KC-10s keeps US and Australian forces dominating the skies in Talisman Sabre 19

  • Published
  • By Senior Airman Elora Martinez
  • Pacific Air Forces Public Affairs

Throughout the duration of Talisman Sabre 19 (TS19), a biannual exercise on the east coast of Australia, nearly 300 U.S. Air Force, U.S. Navy and Royal Australian Air Force (RAAF) aircraft participated in major air operations. Out of those aircraft, three provided the fuel necessary to keep the others in the sky.


Three U.S. Air Force KC-10 Extender refueling aircraft played a major role in supporting air operations during TS19; two of which are assigned to Travis Air Force Base, California, the other from Joint Base McGuire-Dix-Lakehurst, New Jersey.


Capt. Andrew Parris, 6th Air Refueling Squadron, Travis Air Force Base, California, detachment deputy, explained the importance of having refuelers in the air to maintain the exercise air fight.


“Being able to keep assets in the air and extend combat operations is entirely dependent on the presence of aerial refueling,” he said. “You just can’t do without it.”


The Extenders took turns in the air during the month-long exercise, completing more than 20 flights, providing more than 2.2 million pounds of fuel to nearly 300 receiving aircraft.


In order to maintain such a rigorous flying schedule, the KC-10s were maintained by members of their home bases: the 305th and 605th Air Maintenance Squadrons with JB McGuire, and the 60th AMXS with Travis AFB.


Prior to the arrival of Travis AFB personnel, McGuire’s seven-person team had four days to focus on ensuring their single aircraft was able to fly on schedule, stay in the air and quickly turn around for back-to-back flights.


“My team worked extremely long days to get things done,” said Master Sgt. Joe Dawson, 605th AMXS production superintendent. “We ensured our jet was good to go, on time, every time for nine flights within four days.”


The 305th and 605th AMXS worked together to refuel, troubleshoot and effectively maintain their aircraft, which eliminated the usual need for a larger team of separate Air Force specialty codes.

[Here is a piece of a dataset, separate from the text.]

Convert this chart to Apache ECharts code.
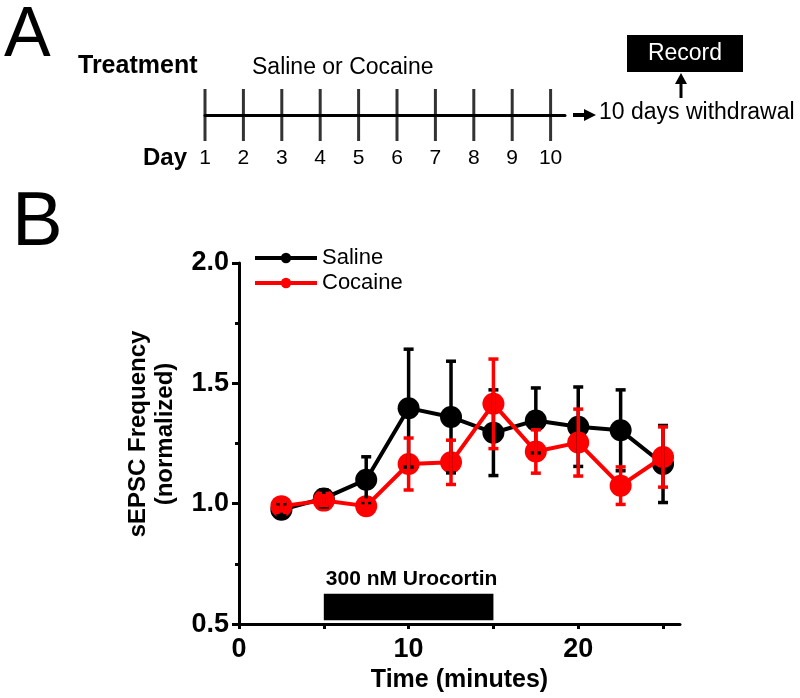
<!DOCTYPE html>
<html>
<head>
<meta charset="utf-8">
<script src="https://cdn.jsdelivr.net/npm/echarts@6/dist/echarts.min.js"></script>
<style>
  html, body { margin: 0; padding: 0; background: #fff; }
  #chart { width: 800px; height: 698px; }
</style>
</head>
<body>
<div id="chart"></div>
<script>
// ---- Data ----
const days = [1, 2, 3, 4, 5, 6, 7, 8, 9, 10];
const time = [2.5, 5, 7.5, 10, 12.5, 15, 17.5, 20, 22.5, 25];
const salineMean = [0.975, 1.022, 1.10, 1.397, 1.36, 1.295, 1.346, 1.32, 1.305, 1.165];
const salineErr = [0.025, 0.035, 0.095, 0.245, 0.232, 0.178, 0.135, 0.165, 0.168, 0.16];
const cocaineMean = [0.99, 1.013, 0.99, 1.165, 1.172, 1.415, 1.217, 1.254, 1.075, 1.194];
const cocaineErr = [0.02, 0.02, 0.025, 0.108, 0.092, 0.186, 0.09, 0.139, 0.078, 0.125];
const treatmentWindow = [5, 15];
const xTickValues = [0, 5, 10, 15, 20, 25];
const xTickLabels = [0, 10, 20];
const yTickLabels = ['0.5', '1.0', '1.5', '2.0'];

const FONT = "'Liberation Sans', Arial, sans-serif";
const chart = echarts.init(document.getElementById('chart'), null, { renderer: 'canvas' });

function errRender(color) {
  return function (params, api) {
    const x = api.value(0), m = api.value(1), e = api.value(2);
    const top = api.coord([x, m + e]);
    const bot = api.coord([x, m - e]);
    const cap = 5;
    const style = { stroke: color, lineWidth: 3.5 };
    return {
      type: 'group',
      children: [
        { type: 'line', shape: { x1: top[0], y1: top[1], x2: bot[0], y2: bot[1] }, style: style },
        { type: 'line', shape: { x1: top[0] - cap, y1: top[1], x2: top[0] + cap, y2: top[1] }, style: style },
        { type: 'line', shape: { x1: bot[0] - cap, y1: bot[1], x2: bot[0] + cap, y2: bot[1] }, style: style }
      ]
    };
  };
}

const option = {
  animation: false,
  backgroundColor: '#fff',
  textStyle: { fontFamily: FONT },
  grid: [
    { left: 239, top: 263, right: 120, bottom: 67, containLabel: false },
    { left: 205, top: 88, width: 360, height: 54, containLabel: false }
  ],
  legend: {
    data: ['Saline', 'Cocaine'],
    orient: 'vertical',
    left: 248,
    top: 242,
    itemWidth: 62,
    itemHeight: 13,
    itemGap: 3,
    lineStyle: { width: 4 },
    textStyle: { fontSize: 22, color: '#000', fontFamily: FONT },
    selectedMode: false
  },
  xAxis: [
    {
      gridIndex: 0, type: 'value', min: 0, max: 26,
      axisLine: { lineStyle: { color: '#000', width: 3 } },
      axisTick: { show: true, customValues: xTickValues, length: 5, lineStyle: { color: '#000', width: 3 } },
      axisLabel: { customValues: xTickLabels, fontSize: 27, fontWeight: 'bold', color: '#000', margin: 12, fontFamily: FONT },
      splitLine: { show: false },
      name: 'Time (minutes)', nameLocation: 'middle', nameGap: 36,
      nameTextStyle: { fontSize: 25, fontWeight: 'bold', color: '#000', fontFamily: FONT, padding: [0, 0, 0, 0] }
    },
    {
      gridIndex: 1, type: 'value', min: 1, max: 10.375,
      axisLine: { onZero: true, lineStyle: { color: '#000', width: 3 } },
      axisTick: { show: false },
      axisLabel: { customValues: days, fontSize: 21, color: '#000', margin: 6, fontFamily: FONT },
      splitLine: { show: false }
    }
  ],
  yAxis: [
    {
      gridIndex: 0, type: 'value', min: 0.5, max: 2.0, interval: 0.5,
      axisLine: { show: true, lineStyle: { color: '#000', width: 3 } },
      axisTick: { show: true, length: 7, lineStyle: { color: '#000', width: 3 } },
      minorTick: { show: true, splitNumber: 2, length: 4, lineStyle: { color: '#000', width: 3 } },
      axisLabel: {
        fontSize: 27, fontWeight: 'bold', color: '#000', margin: 10, fontFamily: FONT,
        formatter: function (v) { const s = v.toFixed(1); return yTickLabels.indexOf(s) >= 0 ? s : ''; }
      },
      splitLine: { show: false }
    },
    {
      gridIndex: 1, type: 'value', min: -1, max: 1, show: false
    }
  ],
  series: [
    {
      name: 'Saline', type: 'line', xAxisIndex: 0, yAxisIndex: 0,
      data: time.map((t, i) => [t, salineMean[i]]),
      symbol: 'circle', symbolSize: 22, z: 2,
      lineStyle: { color: '#000', width: 4 },
      itemStyle: { color: '#000' },
      markArea: {
        silent: true,
        itemStyle: { color: '#000', borderWidth: 0 },
        label: {
          show: true, position: [2, -4], align: 'left', verticalAlign: 'bottom',
          fontSize: 21, fontWeight: 'bold', color: '#000', fontFamily: FONT,
          formatter: '300 nM Urocortin'
        },
        data: [[{ xAxis: treatmentWindow[0], yAxis: 0.516 }, { xAxis: treatmentWindow[1], yAxis: 0.626 }]]
      }
    },
    {
      name: 'Cocaine', type: 'line', xAxisIndex: 0, yAxisIndex: 0,
      data: time.map((t, i) => [t, cocaineMean[i]]),
      symbol: 'circle', symbolSize: 22, z: 3,
      lineStyle: { color: '#ff0000', width: 4 },
      itemStyle: { color: '#ff0000' }
    },
    {
      name: 'SalineErr', type: 'custom', xAxisIndex: 0, yAxisIndex: 0, z: 4,
      renderItem: errRender('#000'),
      data: time.map((t, i) => [t, salineMean[i], salineErr[i]])
    },
    {
      name: 'CocaineErr', type: 'custom', xAxisIndex: 0, yAxisIndex: 0, z: 5,
      renderItem: errRender('#ff0000'),
      data: time.map((t, i) => [t, cocaineMean[i], cocaineErr[i]])
    },
    {
      name: 'Days', type: 'scatter', xAxisIndex: 1, yAxisIndex: 1,
      data: days.map(d => [d, 0]),
      symbol: 'rect', symbolSize: [3, 52],
      itemStyle: { color: '#000' }, silent: true
    }
  ],
  graphic: [
    { type: 'text', left: 4, top: 2, style: { text: 'A', fontSize: 70, fontFamily: FONT, fill: '#000' } },
    { type: 'text', x: 12, y: 224.5, style: { text: 'B', fontSize: 76, fontFamily: FONT, fill: '#000', verticalAlign: 'middle', align: 'left' } },
    { type: 'text', x: 78, y: 66, style: { text: 'Treatment', fontSize: 25, fontWeight: 'bold', fontFamily: FONT, fill: '#000', verticalAlign: 'middle' } },
    { type: 'text', x: 252, y: 68, style: { text: 'Saline or Cocaine', fontSize: 23, fontFamily: FONT, fill: '#000', verticalAlign: 'middle' } },
    { type: 'text', x: 143, y: 158, style: { text: 'Day', fontSize: 24, fontWeight: 'bold', fontFamily: FONT, fill: '#000', verticalAlign: 'middle' } },
    { type: 'rect', shape: { x: 573, y: 113, width: 13, height: 4 }, style: { fill: '#000' } },
    { type: 'polygon', shape: { points: [[584, 109], [596, 115], [584, 121]] }, style: { fill: '#000' } },
    { type: 'text', x: 599, y: 113, style: { text: '10 days withdrawal', fontSize: 23, fontFamily: FONT, fill: '#000', verticalAlign: 'middle' } },
    { type: 'rect', shape: { x: 627, y: 35, width: 116, height: 37 }, style: { fill: '#000' } },
    { type: 'text', x: 685, y: 54, style: { text: 'Record', fontSize: 23, fontFamily: FONT, fill: '#fff', align: 'center', verticalAlign: 'middle' } },
    { type: 'rect', shape: { x: 679.5, y: 82, width: 3, height: 16 }, style: { fill: '#000' } },
    { type: 'polygon', shape: { points: [[675, 84], [681, 73], [687, 84]] }, style: { fill: '#000' } },
    {
      type: 'text', x: 152, y: 434, rotation: Math.PI / 2,
      style: { text: 'sEPSC Frequency\n(normalized)', fontSize: 24, fontWeight: 'bold', fontFamily: FONT, fill: '#000', align: 'center', verticalAlign: 'middle', lineHeight: 27 }
    }
  ]
};
chart.setOption(option);
</script>
</body>
</html>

“We’re beginning to expand our capabilities beyond just maintenance,” said Tech. Sgt. Jerret Hupp, 305th Aircraft Maintenance Squadron crew chief. “This sort of innovation allows our maintainers the chance to become more well-rounded in and out of the military. It ultimately saves a huge amount of time, evens out the workload and makes each one of us more valuable.”


Parris noted the maintenance success and prompt turnaround times played a huge role in

making sure air operations remained on schedule, especially considering only two jets were actively in use at a time.


“It just goes to show how much fuel we can consistently deliver to the fight, even with minimal aircraft,” Parris said. “This is proof with a good set of maintainers and aircrew, we can get out there and put a lot of fuel in the air.”


By the completion of TS19 on July 25, the KC-10’s will have accomplished more than 20 flights totaling nearly 100 flying hours, all within 10 flying days.